---------- Source excerpt
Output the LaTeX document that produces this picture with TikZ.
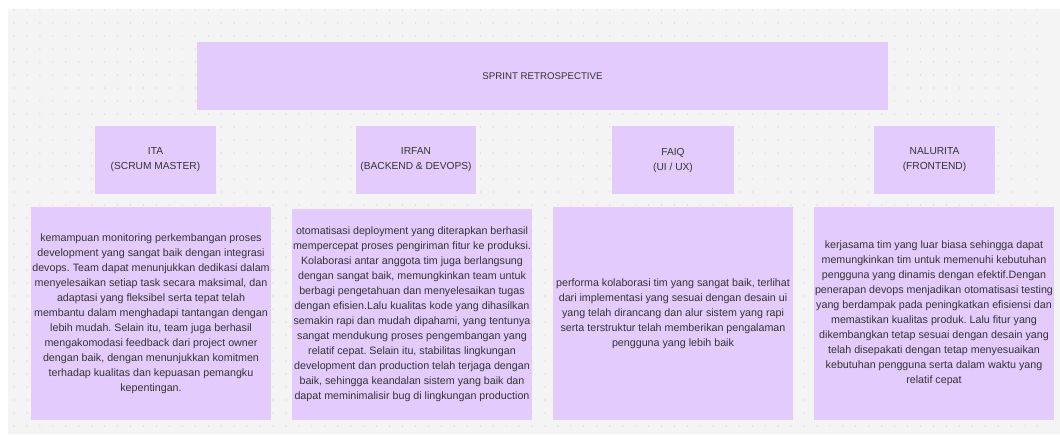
\documentclass[tikz,border=0pt]{standalone}
\usepackage{fontspec}
\setmainfont{Liberation Sans}
\frenchspacing
\definecolor{boxfill}{HTML}{E3CCFD}
\definecolor{bgcol}{HTML}{F4F4F4}
\definecolor{dotcol}{HTML}{CDCDCD}
\definecolor{txt}{HTML}{333333}
\begin{document}
\begin{tikzpicture}[x=1pt,y=-1pt,
  card/.style={fill=boxfill, draw=none, inner sep=0pt, text=txt, align=center,
    font=\fontsize{10.7}{15}\selectfont},
  head/.style={card, font=\fontsize{10.2}{15}\selectfont},
  title/.style={card, font=\fontsize{9.7}{15}\selectfont}]
\useasboundingbox (0,0) rectangle (1060,434);
\fill[bgcol] (8,9) rectangle (1060,434);
\foreach \i in {0,...,79}{
  \foreach \j in {0,...,32}{
    \fill[dotcol] ({14+12.95*\i},{10+13*\j}) circle (0.6);
  }
}
% top
\node[title, minimum width=691pt, minimum height=68pt] (top) at (542.5,76) {SPRINT RETROSPECTIVE};
% roles
\node[head, minimum width=121pt, minimum height=68pt] (ita) at (155.5,160) {ITA\\(SCRUM MASTER)};
\node[head, minimum width=120pt, minimum height=68pt] (irfan) at (416,160) {IRFAN\\(BACKEND \& DEVOPS)};
\node[head, minimum width=122pt, minimum height=68pt] (faiq) at (673,160) {FAIQ\\(UI / UX)};
\node[head, minimum width=121pt, minimum height=68pt] (nal) at (934.5,160) {NALURITA\\(FRONTEND)};
% texts
\node[card, minimum width=240pt, minimum height=213pt] (itat) at (151,313.5) {kemampuan monitoring perkembangan proses\\development yang sangat baik dengan integrasi\\devops. Team dapat menunjukkan dedikasi dalam\\menyelesaikan setiap task secara maksimal, dan\\adaptasi yang fleksibel serta tepat telah\\membantu dalam menghadapi tantangan dengan\\lebih mudah. Selain itu, team juga berhasil\\mengakomodasi feedback dari project owner\\dengan baik, dengan menunjukkan komitmen\\terhadap kualitas dan kepuasan pemangku\\kepentingan.};
\node[card, minimum width=240pt, minimum height=211pt] (irfant) at (412,314.5) {otomatisasi deployment yang diterapkan berhasil\\mempercepat proses pengiriman fitur ke produksi.\\Kolaborasi antar anggota tim juga berlangsung\\dengan sangat baik, memungkinkan team untuk\\berbagi pengetahuan dan menyelesaikan tugas\\dengan efisien.Lalu kualitas kode yang dihasilkan\\semakin rapi dan mudah dipahami, yang tentunya\\sangat mendukung proses pengembangan yang\\relatif cepat. Selain itu, stabilitas lingkungan\\development dan production telah terjaga dengan\\baik, sehingga keandalan sistem yang baik dan\\dapat meminimalisir bug di lingkungan production};
\node[card, minimum width=240pt, minimum height=213pt] (faiqt) at (673,313.5) {performa kolaborasi tim yang sangat baik, terlihat\\dari implementasi yang sesuai dengan desain ui\\yang telah dirancang dan alur sistem yang rapi\\serta terstruktur telah memberikan pengalaman\\pengguna yang lebih baik};
\node[card, minimum width=240pt, minimum height=213pt] (nalt) at (934,313.5) {kerjasama tim yang luar biasa sehingga dapat\\memungkinkan tim untuk memenuhi kebutuhan\\pengguna yang dinamis dengan efektif.Dengan\\penerapan devops menjadikan otomatisasi testing\\yang berdampak pada peningkatkan efisiensi dan\\memastikan kualitas produk. Lalu fitur yang\\dikembangkan tetap sesuai dengan desain yang\\telah disepakati dengan tetap menyesuaikan\\kebutuhan pengguna serta dalam waktu yang\\relatif cepat};
\end{tikzpicture}
\end{document}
--------------------
# [Request]
Reproduce all of the material above word for word. Omit the pictures.

# [Task answer]
Output the LaTeX document that produces this picture with TikZ.
\documentclass[tikz,border=0pt]{standalone}
\usepackage{fontspec}
\setmainfont{Liberation Sans}
\frenchspacing
\definecolor{boxfill}{HTML}{E3CCFD}
\definecolor{bgcol}{HTML}{F4F4F4}
\definecolor{dotcol}{HTML}{CDCDCD}
\definecolor{txt}{HTML}{333333}
\begin{document}
\begin{tikzpicture}[x=1pt,y=-1pt,
  card/.style={fill=boxfill, draw=none, inner sep=0pt, text=txt, align=center,
    font=\fontsize{10.7}{15}\selectfont},
  head/.style={card, font=\fontsize{10.2}{15}\selectfont},
  title/.style={card, font=\fontsize{9.7}{15}\selectfont}]
\useasboundingbox (0,0) rectangle (1060,434);
\fill[bgcol] (8,9) rectangle (1060,434);
\foreach \i in {0,...,79}{
  \foreach \j in {0,...,32}{
    \fill[dotcol] ({14+12.95*\i},{10+13*\j}) circle (0.6);
  }
}
% top
\node[title, minimum width=691pt, minimum height=68pt] (top) at (542.5,76) {SPRINT RETROSPECTIVE};
% roles
\node[head, minimum width=121pt, minimum height=68pt] (ita) at (155.5,160) {ITA\\(SCRUM MASTER)};
\node[head, minimum width=120pt, minimum height=68pt] (irfan) at (416,160) {IRFAN\\(BACKEND \& DEVOPS)};
\node[head, minimum width=122pt, minimum height=68pt] (faiq) at (673,160) {FAIQ\\(UI / UX)};
\node[head, minimum width=121pt, minimum height=68pt] (nal) at (934.5,160) {NALURITA\\(FRONTEND)};
% texts
\node[card, minimum width=240pt, minimum height=213pt] (itat) at (151,313.5) {kemampuan monitoring perkembangan proses\\development yang sangat baik dengan integrasi\\devops. Team dapat menunjukkan dedikasi dalam\\menyelesaikan setiap task secara maksimal, dan\\adaptasi yang fleksibel serta tepat telah\\membantu dalam menghadapi tantangan dengan\\lebih mudah. Selain itu, team juga berhasil\\mengakomodasi feedback dari project owner\\dengan baik, dengan menunjukkan komitmen\\terhadap kualitas dan kepuasan pemangku\\kepentingan.};
\node[card, minimum width=240pt, minimum height=211pt] (irfant) at (412,314.5) {otomatisasi deployment yang diterapkan berhasil\\mempercepat proses pengiriman fitur ke produksi.\\Kolaborasi antar anggota tim juga berlangsung\\dengan sangat baik, memungkinkan team untuk\\berbagi pengetahuan dan menyelesaikan tugas\\dengan efisien.Lalu kualitas kode yang dihasilkan\\semakin rapi dan mudah dipahami, yang tentunya\\sangat mendukung proses pengembangan yang\\relatif cepat. Selain itu, stabilitas lingkungan\\development dan production telah terjaga dengan\\baik, sehingga keandalan sistem yang baik dan\\dapat meminimalisir bug di lingkungan production};
\node[card, minimum width=240pt, minimum height=213pt] (faiqt) at (673,313.5) {performa kolaborasi tim yang sangat baik, terlihat\\dari implementasi yang sesuai dengan desain ui\\yang telah dirancang dan alur sistem yang rapi\\serta terstruktur telah memberikan pengalaman\\pengguna yang lebih baik};
\node[card, minimum width=240pt, minimum height=213pt] (nalt) at (934,313.5) {kerjasama tim yang luar biasa sehingga dapat\\memungkinkan tim untuk memenuhi kebutuhan\\pengguna yang dinamis dengan efektif.Dengan\\penerapan devops menjadikan otomatisasi testing\\yang berdampak pada peningkatkan efisiensi dan\\memastikan kualitas produk. Lalu fitur yang\\dikembangkan tetap sesuai dengan desain yang\\telah disepakati dengan tetap menyesuaikan\\kebutuhan pengguna serta dalam waktu yang\\relatif cepat};
\end{tikzpicture}
\end{document}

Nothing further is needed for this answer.